Amazon Indie Authors – Is Masculinity Dead?

During my neverending journey through the indie author scene on Amazon, I’ve seen a good share of terrible works and a fair share of awesome ones. And wading through the ocean of crap to find the diamonds lying hidden underneath is still my favorite hobby. However, I’ve noticed an odd trend among independent authors on Amazon which brought me to ask the question: is masculinity dead?

Amazon Kindle has allowed independent writers to sell their works without having to jump through the hoops set by publishing companies. In fact, one of the greatest things about modern indie publishing is the resurgence of stories featuring tough, manly men doing manly things and always getting the girl. Too bad so many people forgot how to write a masculine story.

Of course, we have stories that sound good where we have a manly man as the main character who kills all the monsters with sheer testosterone and sleeps with every beautiful woman he comes across. We have a new rise in the harem genre, where the male main character is so awesome that he attracts an entire roster of attractive women who are devoted to him. You have everything from barbarians to wizards to superheroes to god-like beings at the center of supposedly masculine tales.

Masculinity, however, has been so demonized by the media that the mere act of a man looking at a woman or being assertive in any way must come accompanied with apologies and shame. And the same – I’m so sorry for being a man – sentiment is heavily present in stories supposedly written for men.

The hero might be powerful, and might even be open about how hot he thinks his female companions are and might even have sex with them at his leisure – but that’s more of a highschooler’s version of what manly actually means.

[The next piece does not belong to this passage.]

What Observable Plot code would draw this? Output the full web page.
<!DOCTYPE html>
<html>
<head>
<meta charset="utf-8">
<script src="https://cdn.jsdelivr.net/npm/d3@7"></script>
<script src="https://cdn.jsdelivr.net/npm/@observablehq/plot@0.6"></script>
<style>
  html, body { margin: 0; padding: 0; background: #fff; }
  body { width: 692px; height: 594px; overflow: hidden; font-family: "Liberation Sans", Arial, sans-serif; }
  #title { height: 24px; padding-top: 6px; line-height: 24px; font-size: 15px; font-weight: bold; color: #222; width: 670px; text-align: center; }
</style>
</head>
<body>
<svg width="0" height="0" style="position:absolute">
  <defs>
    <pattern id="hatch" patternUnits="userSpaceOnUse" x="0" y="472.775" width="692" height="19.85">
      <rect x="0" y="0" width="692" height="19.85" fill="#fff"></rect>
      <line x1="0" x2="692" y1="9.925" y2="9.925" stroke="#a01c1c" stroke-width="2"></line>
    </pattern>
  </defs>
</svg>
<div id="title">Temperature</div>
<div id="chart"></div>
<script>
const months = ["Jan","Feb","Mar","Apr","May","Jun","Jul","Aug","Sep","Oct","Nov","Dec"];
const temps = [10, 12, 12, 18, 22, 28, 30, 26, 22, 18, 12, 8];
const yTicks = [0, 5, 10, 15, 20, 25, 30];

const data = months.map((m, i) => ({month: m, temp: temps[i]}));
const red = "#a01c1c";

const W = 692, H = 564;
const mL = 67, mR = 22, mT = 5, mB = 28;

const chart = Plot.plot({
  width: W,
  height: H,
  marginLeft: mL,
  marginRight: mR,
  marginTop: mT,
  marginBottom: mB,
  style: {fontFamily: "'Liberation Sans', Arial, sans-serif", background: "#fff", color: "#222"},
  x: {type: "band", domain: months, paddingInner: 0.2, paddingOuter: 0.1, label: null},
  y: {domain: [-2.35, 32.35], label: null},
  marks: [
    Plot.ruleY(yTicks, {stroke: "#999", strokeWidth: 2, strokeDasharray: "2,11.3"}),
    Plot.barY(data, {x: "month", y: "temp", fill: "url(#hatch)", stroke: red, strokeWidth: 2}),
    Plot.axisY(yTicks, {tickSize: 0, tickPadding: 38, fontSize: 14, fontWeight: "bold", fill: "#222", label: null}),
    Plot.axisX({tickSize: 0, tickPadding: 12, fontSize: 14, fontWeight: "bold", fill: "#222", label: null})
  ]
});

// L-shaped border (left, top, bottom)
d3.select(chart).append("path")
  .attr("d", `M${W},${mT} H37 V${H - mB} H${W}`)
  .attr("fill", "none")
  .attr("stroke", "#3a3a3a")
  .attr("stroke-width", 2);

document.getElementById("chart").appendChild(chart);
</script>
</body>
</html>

In these stories – several male leads let the female characters run his life. It’s like anything beyond fighting and throwing out one-liners is too much for them to handle. That’s not really how masculinity works. Or, for example in the book Doom Infinity Marine (which I actually like), the main character is working together with a team of female marines in a desperate fight for survival on a hostile world filled with vicious alien bugs – ok, sounds good so far. He kills a lot of bugs. He does nearly impossible things and pulls off one badass feat after another (which is why the books are great – you should seriously check it out) However, despite its graceful pandering to the masculine power fantasy – we still get some (I’m sorry for letting by testosterone out) apologetics.

There are two books as far as I know. Several situations pop up where the main character has to do something manly like save everyone or go off to sacrifice himself because everyone else around him can’t get the job done like he can. When this happens, often we get his inner monologue to remind us how awesome and competent and totally special his female companions are. It’s like he’s saying to the reader: “Look, I fully acknowledge that these women are strong and independent, okay? I just want to be sure that you know – when I jump into the mouth of a giant sandworm only to tear my way out – at the end of the day we’re both equals and I’m not trying to step on anyone’s toes. Also, sorry for being manly – I know it’s childish of me.”

Or something like that. You get the picture.

I remember true stories of masculine men – where they do manly things without apology. Do you think Conan the Barbarian tries to ensure the audience that he respects women and thinks very highly of the female warrior around him before he sinks his ax into the skull of an elder thing? No. He kills and plunders to suit himself. He takes what he wants. He’s aggressive without apology. He’s smart. He’s strong. He stays cool under pressure. He fights until he wins. He’s knowledgeable. He’s virtually unbreakable in the face of overwhelming danger. These are truer tenants of masculinity – stuff the modern author seems to have forgotten.

If you’re going to write a masculine power fantasy – we don’t need the characters getting all touchy-feely with constant emotional validation. You just need blood, big weapons, and boobs.

The point is – you shouldn’t have to apologize for being a man, and the main character of your testosterone-fueled story shouldn’t have to either.

Of course, not all indie authors on Amazon are like that. Mike Leon is like the honey badger of indie publishing. His works are geared to trigger any feminist or crazy regressive out there. Not a single fuck given.